## BRIEF
Copy out the data below as written; omit any images.

## RECORDS
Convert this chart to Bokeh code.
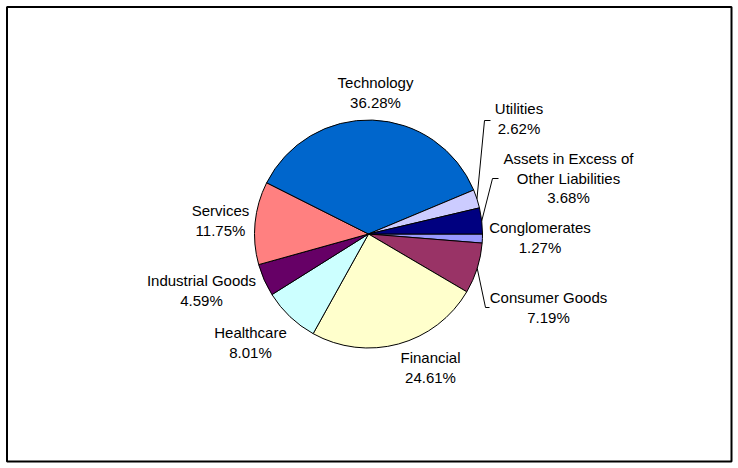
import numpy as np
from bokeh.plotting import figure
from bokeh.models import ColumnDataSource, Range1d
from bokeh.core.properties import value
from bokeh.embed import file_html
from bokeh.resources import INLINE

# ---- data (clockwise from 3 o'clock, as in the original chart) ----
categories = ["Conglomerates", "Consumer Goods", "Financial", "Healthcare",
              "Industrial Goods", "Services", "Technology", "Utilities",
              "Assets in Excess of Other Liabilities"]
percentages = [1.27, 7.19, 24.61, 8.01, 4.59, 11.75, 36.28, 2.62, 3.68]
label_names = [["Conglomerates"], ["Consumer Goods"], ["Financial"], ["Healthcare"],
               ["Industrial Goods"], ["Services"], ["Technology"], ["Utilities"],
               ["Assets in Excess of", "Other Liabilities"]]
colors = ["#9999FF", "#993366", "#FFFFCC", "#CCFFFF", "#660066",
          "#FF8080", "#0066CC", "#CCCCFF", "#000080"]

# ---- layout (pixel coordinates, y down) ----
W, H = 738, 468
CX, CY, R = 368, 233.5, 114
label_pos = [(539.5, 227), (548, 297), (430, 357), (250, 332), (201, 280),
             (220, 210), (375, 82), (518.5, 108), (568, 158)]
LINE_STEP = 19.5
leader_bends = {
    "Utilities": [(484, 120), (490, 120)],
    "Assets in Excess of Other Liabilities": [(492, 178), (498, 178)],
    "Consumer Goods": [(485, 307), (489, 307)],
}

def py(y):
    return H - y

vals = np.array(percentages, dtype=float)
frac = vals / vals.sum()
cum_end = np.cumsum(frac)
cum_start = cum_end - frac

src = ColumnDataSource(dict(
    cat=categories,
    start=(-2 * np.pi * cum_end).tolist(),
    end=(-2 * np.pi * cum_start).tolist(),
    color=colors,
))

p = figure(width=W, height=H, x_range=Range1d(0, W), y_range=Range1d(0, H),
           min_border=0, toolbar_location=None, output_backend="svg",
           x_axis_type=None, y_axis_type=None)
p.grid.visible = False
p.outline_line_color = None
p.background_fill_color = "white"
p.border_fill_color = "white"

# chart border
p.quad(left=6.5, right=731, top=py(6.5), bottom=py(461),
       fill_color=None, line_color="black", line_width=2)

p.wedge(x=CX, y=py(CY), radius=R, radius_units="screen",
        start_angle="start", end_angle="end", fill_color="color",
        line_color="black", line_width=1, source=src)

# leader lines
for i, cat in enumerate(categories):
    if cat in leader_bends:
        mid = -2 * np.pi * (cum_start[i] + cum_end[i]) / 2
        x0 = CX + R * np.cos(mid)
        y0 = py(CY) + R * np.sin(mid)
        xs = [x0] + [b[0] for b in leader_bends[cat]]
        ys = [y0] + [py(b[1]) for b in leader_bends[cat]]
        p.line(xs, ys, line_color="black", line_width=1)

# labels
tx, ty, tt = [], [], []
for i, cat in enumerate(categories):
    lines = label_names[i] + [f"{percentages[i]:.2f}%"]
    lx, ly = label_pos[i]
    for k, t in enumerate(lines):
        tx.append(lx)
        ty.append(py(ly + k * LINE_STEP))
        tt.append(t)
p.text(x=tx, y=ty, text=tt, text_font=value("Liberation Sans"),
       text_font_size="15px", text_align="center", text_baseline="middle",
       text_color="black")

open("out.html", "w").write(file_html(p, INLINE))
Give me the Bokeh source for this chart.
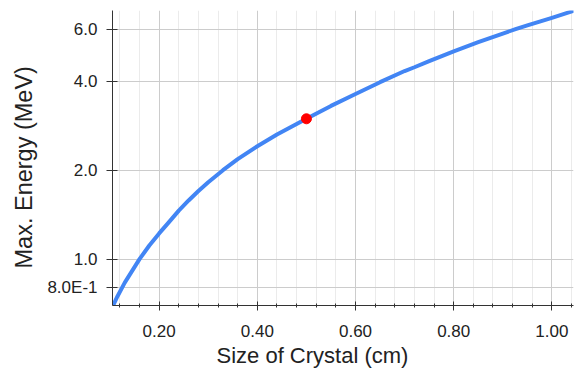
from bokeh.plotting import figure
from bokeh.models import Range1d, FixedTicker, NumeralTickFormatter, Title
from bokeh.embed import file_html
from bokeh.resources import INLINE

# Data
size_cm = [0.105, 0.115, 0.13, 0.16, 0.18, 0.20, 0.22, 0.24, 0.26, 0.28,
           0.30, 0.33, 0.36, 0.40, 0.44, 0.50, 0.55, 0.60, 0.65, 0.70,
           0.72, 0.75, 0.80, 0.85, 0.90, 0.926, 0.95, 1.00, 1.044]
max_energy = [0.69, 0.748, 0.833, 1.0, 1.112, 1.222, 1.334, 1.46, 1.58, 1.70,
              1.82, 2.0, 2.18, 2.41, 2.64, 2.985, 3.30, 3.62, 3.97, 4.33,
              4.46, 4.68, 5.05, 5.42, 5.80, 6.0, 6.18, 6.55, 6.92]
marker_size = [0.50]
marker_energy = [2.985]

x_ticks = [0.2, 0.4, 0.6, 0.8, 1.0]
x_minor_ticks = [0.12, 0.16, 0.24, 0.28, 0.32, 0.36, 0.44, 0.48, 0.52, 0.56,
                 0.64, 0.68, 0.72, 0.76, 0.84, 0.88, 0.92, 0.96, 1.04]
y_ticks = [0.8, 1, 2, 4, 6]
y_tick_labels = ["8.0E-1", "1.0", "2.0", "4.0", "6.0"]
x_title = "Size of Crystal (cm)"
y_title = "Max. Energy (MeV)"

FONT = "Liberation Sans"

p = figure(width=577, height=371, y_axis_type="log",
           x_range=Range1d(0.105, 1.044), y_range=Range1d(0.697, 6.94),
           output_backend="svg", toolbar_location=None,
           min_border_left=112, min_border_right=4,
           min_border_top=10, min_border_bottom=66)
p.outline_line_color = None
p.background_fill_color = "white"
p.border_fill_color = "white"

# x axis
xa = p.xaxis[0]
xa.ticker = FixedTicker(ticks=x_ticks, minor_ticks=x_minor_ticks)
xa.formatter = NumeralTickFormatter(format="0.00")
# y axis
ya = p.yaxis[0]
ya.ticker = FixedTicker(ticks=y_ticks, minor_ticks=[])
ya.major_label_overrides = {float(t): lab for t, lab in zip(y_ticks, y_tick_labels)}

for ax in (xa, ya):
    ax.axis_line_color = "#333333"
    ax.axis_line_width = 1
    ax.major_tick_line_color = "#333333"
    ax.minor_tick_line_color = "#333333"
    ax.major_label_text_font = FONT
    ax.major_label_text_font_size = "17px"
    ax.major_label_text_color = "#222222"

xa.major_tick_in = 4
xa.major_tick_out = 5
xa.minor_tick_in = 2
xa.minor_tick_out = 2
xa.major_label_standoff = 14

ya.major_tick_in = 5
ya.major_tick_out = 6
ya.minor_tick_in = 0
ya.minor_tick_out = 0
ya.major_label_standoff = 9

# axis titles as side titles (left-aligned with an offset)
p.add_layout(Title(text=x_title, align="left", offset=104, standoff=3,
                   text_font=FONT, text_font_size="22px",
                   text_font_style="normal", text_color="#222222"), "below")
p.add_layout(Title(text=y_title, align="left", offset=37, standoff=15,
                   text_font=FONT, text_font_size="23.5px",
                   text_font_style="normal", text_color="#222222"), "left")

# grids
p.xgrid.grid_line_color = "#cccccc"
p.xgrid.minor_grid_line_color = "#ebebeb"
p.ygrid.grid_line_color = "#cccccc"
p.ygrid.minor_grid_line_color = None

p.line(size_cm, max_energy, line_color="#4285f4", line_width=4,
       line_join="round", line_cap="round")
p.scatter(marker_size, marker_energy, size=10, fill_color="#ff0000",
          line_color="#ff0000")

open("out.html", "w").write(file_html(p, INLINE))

## RESULT BELOW
Convert this chart to Bokeh code.
import numpy as np
from bokeh.plotting import figure
from bokeh.models import ColumnDataSource, Range1d
from bokeh.core.properties import value
from bokeh.embed import file_html
from bokeh.resources import INLINE

# ---- data (clockwise from 3 o'clock, as in the original chart) ----
categories = ["Conglomerates", "Consumer Goods", "Financial", "Healthcare",
              "Industrial Goods", "Services", "Technology", "Utilities",
              "Assets in Excess of Other Liabilities"]
percentages = [1.27, 7.19, 24.61, 8.01, 4.59, 11.75, 36.28, 2.62, 3.68]
label_names = [["Conglomerates"], ["Consumer Goods"], ["Financial"], ["Healthcare"],
               ["Industrial Goods"], ["Services"], ["Technology"], ["Utilities"],
               ["Assets in Excess of", "Other Liabilities"]]
colors = ["#9999FF", "#993366", "#FFFFCC", "#CCFFFF", "#660066",
          "#FF8080", "#0066CC", "#CCCCFF", "#000080"]

# ---- layout (pixel coordinates, y down) ----
W, H = 738, 468
CX, CY, R = 368, 233.5, 114
label_pos = [(539.5, 227), (548, 297), (430, 357), (250, 332), (201, 280),
             (220, 210), (375, 82), (518.5, 108), (568, 158)]
LINE_STEP = 19.5
leader_bends = {
    "Utilities": [(484, 120), (490, 120)],
    "Assets in Excess of Other Liabilities": [(492, 178), (498, 178)],
    "Consumer Goods": [(485, 307), (489, 307)],
}

def py(y):
    return H - y

vals = np.array(percentages, dtype=float)
frac = vals / vals.sum()
cum_end = np.cumsum(frac)
cum_start = cum_end - frac

src = ColumnDataSource(dict(
    cat=categories,
    start=(-2 * np.pi * cum_end).tolist(),
    end=(-2 * np.pi * cum_start).tolist(),
    color=colors,
))

p = figure(width=W, height=H, x_range=Range1d(0, W), y_range=Range1d(0, H),
           min_border=0, toolbar_location=None, output_backend="svg",
           x_axis_type=None, y_axis_type=None)
p.grid.visible = False
p.outline_line_color = None
p.background_fill_color = "white"
p.border_fill_color = "white"

# chart border
p.quad(left=6.5, right=731, top=py(6.5), bottom=py(461),
       fill_color=None, line_color="black", line_width=2)

p.wedge(x=CX, y=py(CY), radius=R, radius_units="screen",
        start_angle="start", end_angle="end", fill_color="color",
        line_color="black", line_width=1, source=src)

# leader lines
for i, cat in enumerate(categories):
    if cat in leader_bends:
        mid = -2 * np.pi * (cum_start[i] + cum_end[i]) / 2
        x0 = CX + R * np.cos(mid)
        y0 = py(CY) + R * np.sin(mid)
        xs = [x0] + [b[0] for b in leader_bends[cat]]
        ys = [y0] + [py(b[1]) for b in leader_bends[cat]]
        p.line(xs, ys, line_color="black", line_width=1)

# labels
tx, ty, tt = [], [], []
for i, cat in enumerate(categories):
    lines = label_names[i] + [f"{percentages[i]:.2f}%"]
    lx, ly = label_pos[i]
    for k, t in enumerate(lines):
        tx.append(lx)
        ty.append(py(ly + k * LINE_STEP))
        tt.append(t)
p.text(x=tx, y=ty, text=tt, text_font=value("Liberation Sans"),
       text_font_size="15px", text_align="center", text_baseline="middle",
       text_color="black")

open("out.html", "w").write(file_html(p, INLINE))
Give me the Bokeh source for this chart.
from bokeh.plotting import figure
from bokeh.models import Range1d, FixedTicker, NumeralTickFormatter, Title
from bokeh.embed import file_html
from bokeh.resources import INLINE

# Data
size_cm = [0.105, 0.115, 0.13, 0.16, 0.18, 0.20, 0.22, 0.24, 0.26, 0.28,
           0.30, 0.33, 0.36, 0.40, 0.44, 0.50, 0.55, 0.60, 0.65, 0.70,
           0.72, 0.75, 0.80, 0.85, 0.90, 0.926, 0.95, 1.00, 1.044]
max_energy = [0.69, 0.748, 0.833, 1.0, 1.112, 1.222, 1.334, 1.46, 1.58, 1.70,
              1.82, 2.0, 2.18, 2.41, 2.64, 2.985, 3.30, 3.62, 3.97, 4.33,
              4.46, 4.68, 5.05, 5.42, 5.80, 6.0, 6.18, 6.55, 6.92]
marker_size = [0.50]
marker_energy = [2.985]

x_ticks = [0.2, 0.4, 0.6, 0.8, 1.0]
x_minor_ticks = [0.12, 0.16, 0.24, 0.28, 0.32, 0.36, 0.44, 0.48, 0.52, 0.56,
                 0.64, 0.68, 0.72, 0.76, 0.84, 0.88, 0.92, 0.96, 1.04]
y_ticks = [0.8, 1, 2, 4, 6]
y_tick_labels = ["8.0E-1", "1.0", "2.0", "4.0", "6.0"]
x_title = "Size of Crystal (cm)"
y_title = "Max. Energy (MeV)"

FONT = "Liberation Sans"

p = figure(width=577, height=371, y_axis_type="log",
           x_range=Range1d(0.105, 1.044), y_range=Range1d(0.697, 6.94),
           output_backend="svg", toolbar_location=None,
           min_border_left=112, min_border_right=4,
           min_border_top=10, min_border_bottom=66)
p.outline_line_color = None
p.background_fill_color = "white"
p.border_fill_color = "white"

# x axis
xa = p.xaxis[0]
xa.ticker = FixedTicker(ticks=x_ticks, minor_ticks=x_minor_ticks)
xa.formatter = NumeralTickFormatter(format="0.00")
# y axis
ya = p.yaxis[0]
ya.ticker = FixedTicker(ticks=y_ticks, minor_ticks=[])
ya.major_label_overrides = {float(t): lab for t, lab in zip(y_ticks, y_tick_labels)}

for ax in (xa, ya):
    ax.axis_line_color = "#333333"
    ax.axis_line_width = 1
    ax.major_tick_line_color = "#333333"
    ax.minor_tick_line_color = "#333333"
    ax.major_label_text_font = FONT
    ax.major_label_text_font_size = "17px"
    ax.major_label_text_color = "#222222"

xa.major_tick_in = 4
xa.major_tick_out = 5
xa.minor_tick_in = 2
xa.minor_tick_out = 2
xa.major_label_standoff = 14

ya.major_tick_in = 5
ya.major_tick_out = 6
ya.minor_tick_in = 0
ya.minor_tick_out = 0
ya.major_label_standoff = 9

# axis titles as side titles (left-aligned with an offset)
p.add_layout(Title(text=x_title, align="left", offset=104, standoff=3,
                   text_font=FONT, text_font_size="22px",
                   text_font_style="normal", text_color="#222222"), "below")
p.add_layout(Title(text=y_title, align="left", offset=37, standoff=15,
                   text_font=FONT, text_font_size="23.5px",
                   text_font_style="normal", text_color="#222222"), "left")

# grids
p.xgrid.grid_line_color = "#cccccc"
p.xgrid.minor_grid_line_color = "#ebebeb"
p.ygrid.grid_line_color = "#cccccc"
p.ygrid.minor_grid_line_color = None

p.line(size_cm, max_energy, line_color="#4285f4", line_width=4,
       line_join="round", line_cap="round")
p.scatter(marker_size, marker_energy, size=10, fill_color="#ff0000",
          line_color="#ff0000")

open("out.html", "w").write(file_html(p, INLINE))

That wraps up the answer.